We'd bought tickets for Parc Asterix on the Internet before our visit, both to save a few euro and a few minutes queuing. It turned out that all we'd managed to buy was a voucher which could be exchanged for tickets, and the wait in this line was actually longer than the main admission window. Be that as it may, we simply had to show photo identification to collect our actual tickets. My work card was accepted without question, making me wonder just how many eircom employees have pre-purchased tickets for Parc Asterix in the recent past. But I digress.

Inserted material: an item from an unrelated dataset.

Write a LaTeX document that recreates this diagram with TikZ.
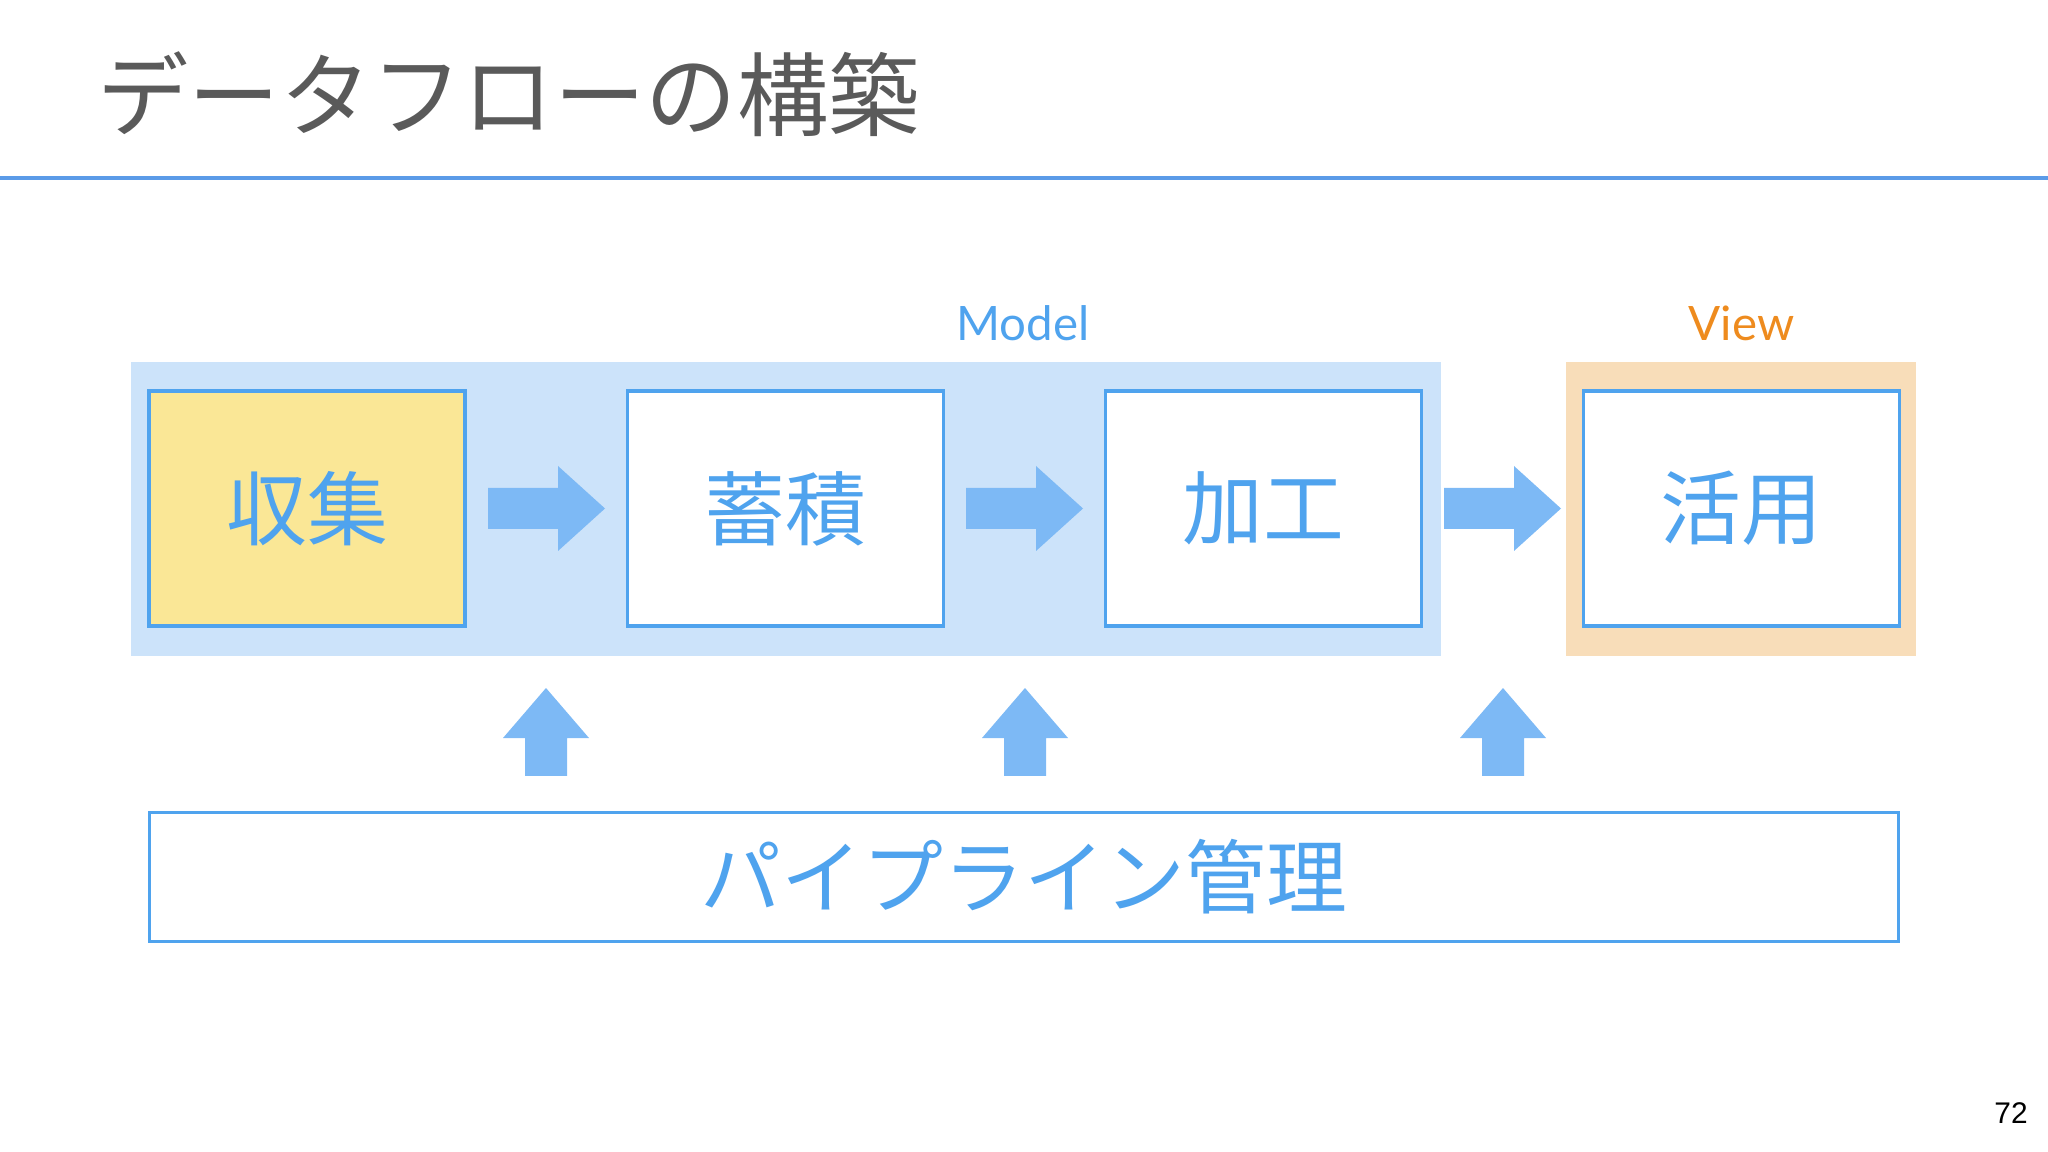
\documentclass[tikz,border=0pt]{standalone}
\usepackage{fontspec}
\setmainfont{Noto Sans CJK JP}
\newfontfamily\labelfont{Lato}
\newfontfamily\pagefont{Liberation Sans}

\definecolor{flowblue}{HTML}{4FA3EE}
\definecolor{arrowblue}{HTML}{7DB9F5}
\definecolor{modelbg}{HTML}{CCE3FA}
\definecolor{viewbg}{HTML}{F8DDB9}
\definecolor{collectfill}{HTML}{FAE796}
\definecolor{titlegray}{HTML}{5A5A5A}
\definecolor{rulecol}{HTML}{5B9BE8}
\definecolor{vieworange}{HTML}{EE8B1E}

\tikzset{
    stage/.style={draw=flowblue, line width=1pt, fill=white, minimum width=3.16cm,
        minimum height=2.35cm, text=flowblue, font=\fontsize{23}{27}\selectfont},
    flowarrow/.style={fill=arrowblue},
    layerlabel/.style={font=\labelfont\fontsize{13.5}{16}\selectfont},
}

\begin{document}
\begin{tikzpicture}

            \useasboundingbox (0,0) rectangle (20.48,-11.52);

            % title
            \node [anchor=west, text=titlegray, font=\fontsize{26}{30}\selectfont] (title) at (0.85,-0.94) {データフローの構築};
            \draw [rulecol, line width=0.9pt] (0,-1.78) -- (20.48,-1.78);

            % layers
            \fill [modelbg] (1.31,-3.62) rectangle (14.41,-6.56);
            \fill [viewbg] (15.66,-3.62) rectangle (19.16,-6.56);
            \node [layerlabel, text=flowblue] (model) at (10.23,-3.23) {Model};
            \node [layerlabel, text=vieworange] (view) at (17.415,-3.23) {View};

            % stages
            \node [stage, fill=collectfill] (collect) at (3.07,-5.085) {収集};
            \node [stage] (store) at (7.855,-5.085) {蓄積};
            \node [stage] (process) at (12.635,-5.085) {加工};
            \node [stage] (use) at (17.415,-5.085) {活用};

            \fill [flowarrow] (4.88,-4.88) -- (5.58,-4.88) -- (5.58,-4.66) -- (6.05,-5.085) -- (5.58,-5.51) -- (5.58,-5.29) -- (4.88,-5.29) -- cycle;
            \fill [flowarrow] (9.66,-4.88) -- (10.36,-4.88) -- (10.36,-4.66) -- (10.83,-5.085) -- (10.36,-5.51) -- (10.36,-5.29) -- (9.66,-5.29) -- cycle;
            \fill [flowarrow] (14.44,-4.88) -- (15.14,-4.88) -- (15.14,-4.66) -- (15.61,-5.085) -- (15.14,-5.51) -- (15.14,-5.29) -- (14.44,-5.29) -- cycle;

            % pipeline
            \fill [flowarrow] (5.25,-7.76) -- (5.25,-7.38) -- (5.03,-7.38) -- (5.46,-6.88) -- (5.89,-7.38) -- (5.67,-7.38) -- (5.67,-7.76) -- cycle;
            \fill [flowarrow] (10.04,-7.76) -- (10.04,-7.38) -- (9.82,-7.38) -- (10.25,-6.88) -- (10.68,-7.38) -- (10.46,-7.38) -- (10.46,-7.76) -- cycle;
            \fill [flowarrow] (14.82,-7.76) -- (14.82,-7.38) -- (14.60,-7.38) -- (15.03,-6.88) -- (15.46,-7.38) -- (15.24,-7.38) -- (15.24,-7.76) -- cycle;

            \node [stage, minimum width=17.49cm, minimum height=1.29cm] (pipeline) at (10.24,-8.77) {パイプライン管理};

            \node [font=\pagefont\fontsize{8.5}{10}\selectfont] (page) at (20.11,-11.13) {72};

\end{tikzpicture}
\end{document}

It was only walking through the gate that I remembered that this park was home to what is widely considered one of the worst roller coasters in the known universe. Goudurix (#337) is memorable for all the wrong reasons, though it didn't seem anything like as jarring as some of the Arrow-built looping coasters I've ridden in recent years. Part of this might have been the considerable padding that appears to have been added to the trains of late; after all, being savaged with a cushion doesn't tend to hurt too much. One circuit was still ample, but it is a ride that I'd be willing to repeat in the future.

Our next ride was on Vol d'Icare (#338), a nicely themed Zierer family coaster marred by horrible capacity; though nominally this ride should be capable of well over a thousand people per hour it was doing nothing like that today. The staff were doing their best, ensuring that two people were in each row, but at the end of the day they could only do so much with a single operational train. Icarus did indeed seem to be falling into the sea.

Of all the rides in this park the one that I'd been looking forward to most was Tonnerre de Zeus (#339). While the CCI-built attraction was not the first wooden coaster in France, it was the only one to make it to number one position on worldwide roller coaster polls. The queue line begins beneath a huge statue of Zeus holding a thunder bolt, albeit with a somewhat odd touch pictured, er, below. The designers clearly had a somewhat quirky sense of humour. We were lucky enough to get a front seat for our first ride, and while it was fun the experience was distinctly underwhelming. The back seat, however, was something else entirely, easily deserving of a top ten coaster ranking. We had an English woman and her daughter in the row in front of us, and the resultant sound effects in a middle English accent made for a hilarious background to a truly wild ride. Look at my hay-re!

Parc Asterix

The longest wait of the day was strangely enough to be found on the coaster with the largest theoretical capacity. Five trains were in use on the Trace du Hourra (#340), the only Mack bobsled coaster in the world that isn't painted white. One doubts that the park could use this as an effective marketing slogan, but given the ride name they likely have more serious problems! I really do like bobsled coasters, and this one is up there with the best of them; it is surprisingly long too, taking two and a half minutes to cover its trail of hooray!

We quickly credit-whored our way through Périférix (#341) and the Ronde des Rondins (#342) before heading across to the Transdemonium ride, a rather unusual take on the ghost train genre. The ride vehicles constantly change their speed while an evil puppet constantly tries to scare you. The ride finishes with a coaster style drop that works really well.